February 2nd, 2002

hat

pesky

if i could just come at the idea of the rifeness of life without being ambushed by the name of the father. the two are not the same and i know this in some way i completely know this and i used to know it well and i used to look it in the eyes.
hat

benzodiazepine

where the confusion lies. where does the confusion lie. most probably the most confusion lies in the most compulsive of ideas. most probably the most confusion is in the idea itself.

dispersal and infinition. waiting long enough will bring it all. which is to say there is no wait long enough and there is no all but waiting and dispersal. patience and release. the compulsive in reverse.
hat

(no subject)

tomorrow which is to say later today as i am up late on my one party night of the week but tomorrow i am going to see not one but two movies. there are two movies i want to see playing at the same theater and i am thinking that i will go and buy a ticket for both then see the one then grab a bite to eat then see the other. i should be out of there around 10:30 by which time of course there will be many busted dotcommers wandering drunkenly around my neighborhood and i will mix with them happily.

that is i won't mix with them terribly well but i will watch them with some amusement. they get all dressed up to come to the mission and i can't quite figure out why. i mean if you are going to get dressed up it seems like you should be at some swanky bar downtown and not in one our corner dives but for some reason it seems to be the thing to do.

not that it matters. my street is butt ugly and i love it. that there is always something going on makes it lovable whether those going are dressed up or not and many of them are emphatically not while some of them emphatically are which makes it all the more interesting.

sometimes i hate it too. there are some blocks i simply will not walk down because they are so hideous. these aren't the blocks with drug dealers and hookers as those i can deal with and even seek out but rather the long white sidewalks running alongside huge appliance retailers with monotonous storefronts unrelieved by color or any kind of appeal at all. i wonder who goes there to buy things because there is absolutely nothing that distinguishes the gray of the store from the gray of the street from the gray of the washing machines inside. this is what the world would look like if it were all covered by concrete.

a tree. my soul for a tree.
  • Current Music
    public image
hat

charity

ok so i just got up. i don't think i'm going to make the first movie as i have to clean the cat box and do the dishes and take a shower before leaving and before all that i must drink enough coffee to make the above tasks seem somewhat less monumental. when i went to bed at 4 i suspected this might be the way things turned out.

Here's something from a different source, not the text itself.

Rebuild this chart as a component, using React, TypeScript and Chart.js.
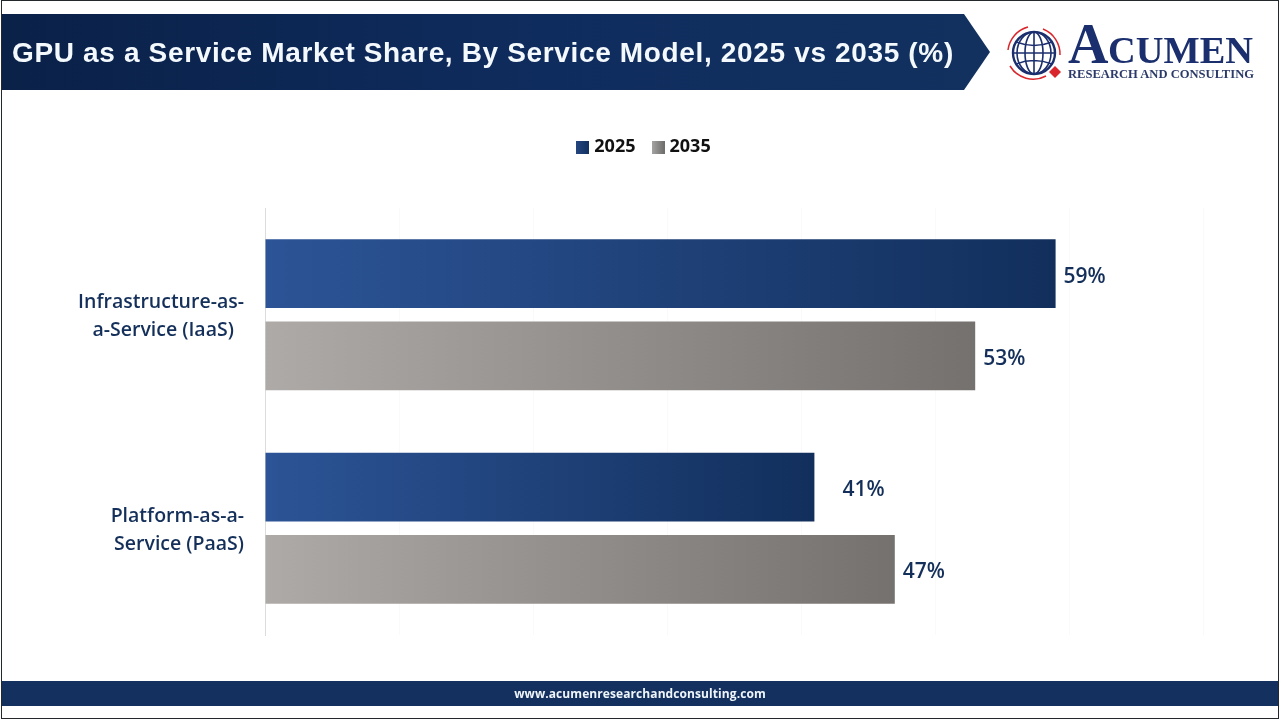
import React, { useEffect, useRef } from "react";
import { Chart, registerables } from "chart.js";

Chart.register(...registerables);

const TITLE = "GPU as a Service Market Share, By Service Model, 2025 vs 2035 (%)";
const FOOTER = "www.acumenresearchandconsulting.com";
const categories = [
  ["Infrastructure-as-", "a-Service (IaaS)  "],
  ["Platform-as-a-", "Service (PaaS)"],
];
const seriesNames = ["2025", "2035"];
const values2025 = [59, 41];
const values2035 = [53, 47];
const axisMax = 70;
const axisStep = 10;

const LABEL_FONT = '"Open Sans", "Noto Sans", sans-serif';

function barGradient(from: string, to: string) {
  return (ctx: any) => {
    const chart = ctx.chart;
    const scale = chart.scales?.x;
    if (!scale || ctx.parsed === undefined || ctx.raw === undefined) return to;
    const x0 = scale.getPixelForValue(0);
    const x1 = scale.getPixelForValue(ctx.raw);
    if (!isFinite(x0) || !isFinite(x1) || x0 === x1) return to;
    const g = chart.ctx.createLinearGradient(x0, 0, x1, 0);
    g.addColorStop(0, from);
    g.addColorStop(1, to);
    return g;
  };
}

function swatch(from: string, to: string) {
  const c = document.createElement("canvas");
  c.width = 13;
  c.height = 13;
  const x = c.getContext("2d")!;
  const g = x.createLinearGradient(0, 0, 13, 0);
  g.addColorStop(0, from);
  g.addColorStop(1, to);
  x.fillStyle = g;
  x.fillRect(0, 0, 13, 13);
  return c;
}

const valueLabels = {
  id: "valueLabels",
  afterDatasetsDraw(chart: any) {
    const { ctx } = chart;
    ctx.save();
    ctx.font = `600 21px ${LABEL_FONT}`;
    ctx.fillStyle = "#14305a";
    ctx.textAlign = "left";
    ctx.textBaseline = "middle";
    chart.data.datasets.forEach((ds: any, i: number) => {
      chart.getDatasetMeta(i).data.forEach((bar: any, j: number) => {
        // the 41% label stands further from its bar in the reference
        const gap = ds.data[j] === 41 ? 28 : 8;
        ctx.fillText(`${ds.data[j]}%`, bar.x + gap, bar.y + 3);
      });
    });
    ctx.restore();
  },
};

// The legend keeps a wide band below it and sits right of the chart's centre.
const legendPlacement = {
  id: "legendPlacement",
  beforeInit(chart: any) {
    const fit = chart.legend.fit;
    chart.legend.fit = function () {
      fit.call(this);
      this.height += 42;
    };
  },
  afterLayout(chart: any) {
    chart.legend.left += 44;
    chart.legend.right += 44;
  },
};

function Logo() {
  const navy = "#1b2f6e";
  const red = "#d8262c";
  const serif = '"Liberation Serif", serif';
  return (
    <svg
      width={260}
      height={90}
      viewBox="0 0 260 90"
      style={{ position: "absolute", left: 1000, top: 0 }}
    >
      <g fill="none" stroke={navy} strokeWidth={1.6}>
        <circle cx={34} cy={53} r={21} strokeWidth={2.4} />
        <ellipse cx={34} cy={53} rx={9} ry={21} />
        <ellipse cx={34} cy={53} rx={17} ry={21} />
        <path d="M34 32V74M13 53H55M16 42Q34 49 52 42M16 64Q34 57 52 64" />
      </g>
      <g fill="none" stroke={red} strokeWidth={1.5}>
        <path d="M8 50A27 27 0 0 1 28 27" />
        <path d="M43 29A27 27 0 0 1 60 55" />
        <path d="M46 76A27 27 0 0 1 10 66" />
      </g>
      <path d="M49 72l6-6 6 6-6 6z" fill={red} />
      <text x={68} y={63} fill={navy} fontFamily={serif} fontWeight={700} fontSize={56}>
        A
      </text>
      <text
        x={108}
        y={63}
        fill={navy}
        fontFamily={serif}
        fontWeight={700}
        fontSize={38}
        textLength={145}
        lengthAdjust="spacingAndGlyphs"
      >
        CUMEN
      </text>
      <text
        x={68}
        y={78}
        fill="#2b3a68"
        fontFamily={serif}
        fontWeight={700}
        fontSize={11.5}
        textLength={186}
        lengthAdjust="spacingAndGlyphs"
      >
        RESEARCH AND CONSULTING
      </text>
    </svg>
  );
}

export default function App() {
  const ref = useRef<HTMLCanvasElement>(null);

  useEffect(() => {
    const chart = new Chart(ref.current!, {
      type: "bar",
      data: {
        labels: categories,
        datasets: [
          {
            label: seriesNames[0],
            data: values2025,
            backgroundColor: barGradient("#2c5496", "#122f5c"),
            pointStyle: swatch("#25457f", "#12305f"),
          },
          {
            label: seriesNames[1],
            data: values2035,
            backgroundColor: barGradient("#aeaaa7", "#75716e"),
            pointStyle: swatch("#a8a6a4", "#6f6d6b"),
          },
        ] as any,
      },
      plugins: [valueLabels, legendPlacement],
      options: {
        indexAxis: "y",
        animation: false,
        responsive: false,
        devicePixelRatio: 1,
        categoryPercentage: 0.77,
        barPercentage: 0.835,
        layout: { padding: { left: 0, right: 77, top: 118, bottom: 85 } },
        plugins: {
          tooltip: { enabled: false },
          title: { display: false },
          legend: {
            position: "top",
            align: "center",
            labels: {
              usePointStyle: true,
              boxWidth: 5,
              boxHeight: 13,
              padding: 20,
              color: "#111111",
              font: { family: LABEL_FONT, size: 18, weight: "700" },
            },
          },
        },
        scales: {
          x: {
            min: 0,
            max: axisMax,
            ticks: { display: false, stepSize: axisStep },
            grid: { color: "#fafafa", drawTicks: false },
            border: { display: false },
          },
          y: {
            position: "left",
            ticks: {
              color: "#14305a",
              padding: 21,
              labelOffset: 2,
              font: { family: LABEL_FONT, size: 19.5, weight: "600", lineHeight: 1.43 },
            },
            grid: { display: false, drawTicks: false },
            border: { display: true, color: "#dcdcdc", width: 1 },
            afterFit: (s: any) => {
              s.width = 265;
            },
          },
        },
      } as any,
    });
    return () => chart.destroy();
  }, []);

  return (
    <div
      style={{
        position: "absolute",
        left: 0,
        top: 0,
        width: 1280,
        height: 720,
        overflow: "hidden",
        background: "#ffffff",
      }}
    >
      <canvas
        ref={ref}
        width={1280}
        height={720}
        style={{ position: "absolute", left: 0, top: 0, width: 1280, height: 720 }}
      />
      <svg
        width={1280}
        height={720}
        style={{ position: "absolute", left: 0, top: 0, pointerEvents: "none" }}
      >
        <defs>
          <linearGradient id="hdr" x1="0" x2="1" y1="0" y2="0">
            <stop offset="0" stopColor="#0a2148" />
            <stop offset="0.55" stopColor="#0f2c5e" />
            <stop offset="1" stopColor="#12315f" />
          </linearGradient>
        </defs>
        <rect x={1.5} y={0.5} width={1277} height={718} fill="none" stroke="#23282c" strokeWidth={1} />
        <polygon points="2,14 964,14 990,52 964,90 2,90" fill="url(#hdr)" />
        <rect x={2} y={681} width={1276} height={25} fill="#14305f" />
      </svg>
      <div
        style={{
          position: "absolute",
          left: 12,
          top: 14,
          height: 76,
          lineHeight: "78px",
          color: "#f4f9fd",
          fontFamily: '"Liberation Sans", Arial, sans-serif',
          fontWeight: 700,
          fontSize: 28,
          letterSpacing: 0.65,
          whiteSpace: "nowrap",
        }}
      >
        {TITLE}
      </div>
      <Logo />
      <div
        style={{
          position: "absolute",
          left: 0,
          width: 1280,
          top: 681,
          height: 25,
          lineHeight: "25px",
          textAlign: "center",
          color: "#eef5fb",
          fontFamily: LABEL_FONT,
          fontWeight: 700,
          fontSize: 12,
          letterSpacing: 0.08,
        }}
      >
        {FOOTER}
      </div>
    </div>
  );
}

depressing news about amtrak. if any of you care about the travel needs of eccentrics like me please write your congressperson explaining that national rail service is worth the expense of government subsidy even if it is not profitable. i don't care what ayn rand says. not everything worthwhile will make money.
  • Current Mood
    awake awake
hat

flick

i learned this that saying you're not real won't quite work because there is nothing there to persuade me that they are real although as thoughts they are real enough though what i think i have to say is you're not right. what i didn't learn was how to keep work and voices separate or rather how to engage in the one without setting off the other. there is some risk in cultivating ideas. you never know what might spring up.